- SUPPLIED DATA -
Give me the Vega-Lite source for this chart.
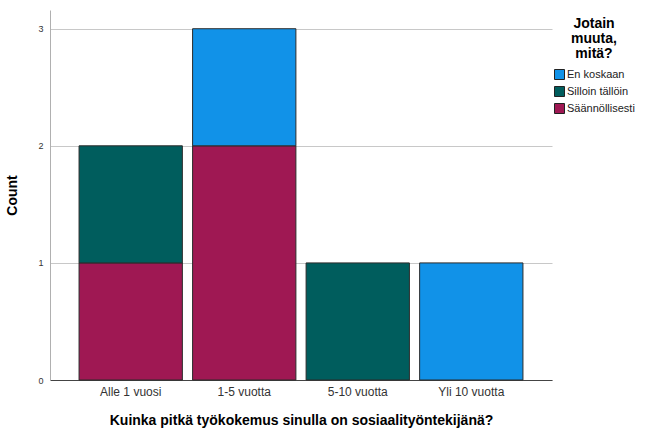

* * *

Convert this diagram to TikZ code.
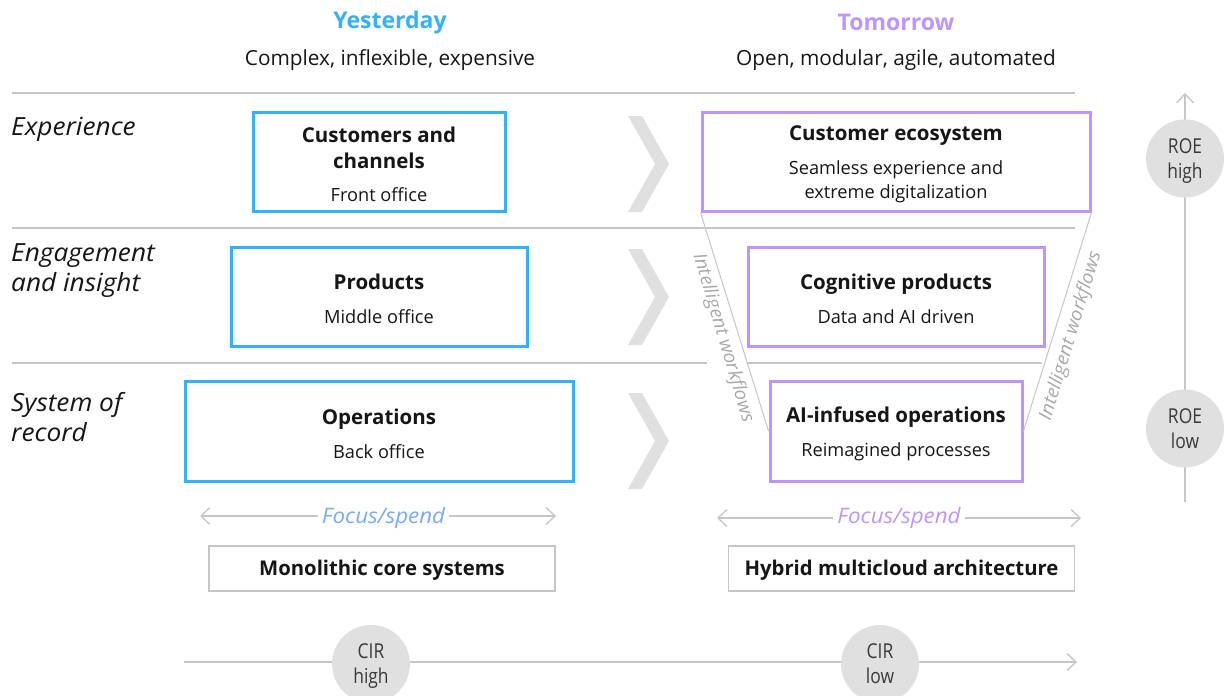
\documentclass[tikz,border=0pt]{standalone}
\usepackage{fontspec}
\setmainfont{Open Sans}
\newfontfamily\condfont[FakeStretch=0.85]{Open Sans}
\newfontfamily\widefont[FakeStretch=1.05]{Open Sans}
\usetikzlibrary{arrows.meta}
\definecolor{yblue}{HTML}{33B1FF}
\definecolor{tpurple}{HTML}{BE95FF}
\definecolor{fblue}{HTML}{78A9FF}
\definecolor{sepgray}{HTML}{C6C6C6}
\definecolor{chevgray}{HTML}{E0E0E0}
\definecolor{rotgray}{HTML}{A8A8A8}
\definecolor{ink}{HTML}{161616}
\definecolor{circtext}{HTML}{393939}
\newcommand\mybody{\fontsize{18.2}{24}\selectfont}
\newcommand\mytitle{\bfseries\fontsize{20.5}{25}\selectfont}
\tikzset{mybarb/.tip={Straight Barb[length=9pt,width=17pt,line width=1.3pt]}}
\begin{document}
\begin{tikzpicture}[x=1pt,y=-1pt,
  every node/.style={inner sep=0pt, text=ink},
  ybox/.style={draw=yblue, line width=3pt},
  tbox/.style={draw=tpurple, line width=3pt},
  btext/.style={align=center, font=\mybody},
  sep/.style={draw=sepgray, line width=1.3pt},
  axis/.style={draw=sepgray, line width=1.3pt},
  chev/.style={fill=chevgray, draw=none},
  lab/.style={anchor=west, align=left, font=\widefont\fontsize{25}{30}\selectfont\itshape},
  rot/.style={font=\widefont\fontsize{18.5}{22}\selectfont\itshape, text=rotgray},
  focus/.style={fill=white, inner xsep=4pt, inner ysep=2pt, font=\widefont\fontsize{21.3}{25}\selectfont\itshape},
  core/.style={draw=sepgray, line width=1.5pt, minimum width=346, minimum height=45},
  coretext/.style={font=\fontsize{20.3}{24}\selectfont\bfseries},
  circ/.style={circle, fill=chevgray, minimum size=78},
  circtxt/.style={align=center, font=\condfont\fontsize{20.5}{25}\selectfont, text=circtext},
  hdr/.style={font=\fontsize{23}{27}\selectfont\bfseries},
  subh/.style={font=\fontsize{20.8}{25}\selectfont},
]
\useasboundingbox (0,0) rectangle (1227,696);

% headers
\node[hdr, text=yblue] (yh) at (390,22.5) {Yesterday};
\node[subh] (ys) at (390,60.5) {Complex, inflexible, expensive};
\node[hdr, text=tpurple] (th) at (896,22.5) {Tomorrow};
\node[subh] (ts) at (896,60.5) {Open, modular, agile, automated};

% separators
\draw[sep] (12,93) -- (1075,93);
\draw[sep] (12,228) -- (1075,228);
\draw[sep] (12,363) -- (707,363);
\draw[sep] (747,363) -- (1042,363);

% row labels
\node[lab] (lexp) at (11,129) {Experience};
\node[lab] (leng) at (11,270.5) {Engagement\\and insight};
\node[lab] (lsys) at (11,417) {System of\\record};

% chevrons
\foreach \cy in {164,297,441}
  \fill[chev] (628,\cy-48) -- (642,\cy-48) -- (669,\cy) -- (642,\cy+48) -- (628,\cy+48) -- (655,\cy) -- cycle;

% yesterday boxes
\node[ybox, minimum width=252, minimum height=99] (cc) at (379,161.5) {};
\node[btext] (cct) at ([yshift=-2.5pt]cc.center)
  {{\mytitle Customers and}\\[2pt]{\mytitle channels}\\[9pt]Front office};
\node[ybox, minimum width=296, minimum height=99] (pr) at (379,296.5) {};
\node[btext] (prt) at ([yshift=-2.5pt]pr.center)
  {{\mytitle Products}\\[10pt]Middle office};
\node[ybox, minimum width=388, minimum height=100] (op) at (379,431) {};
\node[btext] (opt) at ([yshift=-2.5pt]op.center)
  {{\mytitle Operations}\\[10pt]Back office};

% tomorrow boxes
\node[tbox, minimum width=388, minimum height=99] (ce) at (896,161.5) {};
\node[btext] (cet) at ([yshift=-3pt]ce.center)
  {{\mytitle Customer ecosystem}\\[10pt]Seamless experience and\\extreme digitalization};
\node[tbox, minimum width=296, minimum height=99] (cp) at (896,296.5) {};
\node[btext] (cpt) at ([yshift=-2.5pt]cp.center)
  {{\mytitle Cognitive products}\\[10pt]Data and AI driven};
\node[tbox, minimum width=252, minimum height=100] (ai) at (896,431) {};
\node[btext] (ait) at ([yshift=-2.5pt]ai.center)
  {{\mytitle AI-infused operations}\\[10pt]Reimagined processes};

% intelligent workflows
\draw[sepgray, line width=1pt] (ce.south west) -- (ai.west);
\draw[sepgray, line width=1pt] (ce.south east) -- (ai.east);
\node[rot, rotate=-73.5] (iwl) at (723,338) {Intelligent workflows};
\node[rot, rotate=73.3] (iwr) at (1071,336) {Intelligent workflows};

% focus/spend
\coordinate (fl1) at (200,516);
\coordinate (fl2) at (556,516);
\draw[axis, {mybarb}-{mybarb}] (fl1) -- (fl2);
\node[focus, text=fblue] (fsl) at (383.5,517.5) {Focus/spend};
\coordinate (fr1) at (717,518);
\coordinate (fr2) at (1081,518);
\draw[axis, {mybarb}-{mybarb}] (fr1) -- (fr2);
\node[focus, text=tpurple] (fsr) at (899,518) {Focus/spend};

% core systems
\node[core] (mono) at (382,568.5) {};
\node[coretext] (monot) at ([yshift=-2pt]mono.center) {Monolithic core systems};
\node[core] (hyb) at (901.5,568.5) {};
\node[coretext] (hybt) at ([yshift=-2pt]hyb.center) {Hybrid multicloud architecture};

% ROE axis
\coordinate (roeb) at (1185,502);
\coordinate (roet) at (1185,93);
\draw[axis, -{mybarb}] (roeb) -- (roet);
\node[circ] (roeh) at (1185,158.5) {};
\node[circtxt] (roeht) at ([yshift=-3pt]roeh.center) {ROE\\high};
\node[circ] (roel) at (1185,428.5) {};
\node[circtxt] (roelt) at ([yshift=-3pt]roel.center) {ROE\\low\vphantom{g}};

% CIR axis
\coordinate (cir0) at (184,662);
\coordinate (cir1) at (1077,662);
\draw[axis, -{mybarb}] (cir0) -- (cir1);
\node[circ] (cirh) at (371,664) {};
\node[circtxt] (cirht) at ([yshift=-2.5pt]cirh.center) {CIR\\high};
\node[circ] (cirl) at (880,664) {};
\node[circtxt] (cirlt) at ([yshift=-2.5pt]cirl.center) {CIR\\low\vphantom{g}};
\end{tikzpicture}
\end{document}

- EXERCISE -
Across the preceding material, how many lines contain the word "this"? State the number alone.

- SOLVED PROBLEM -
2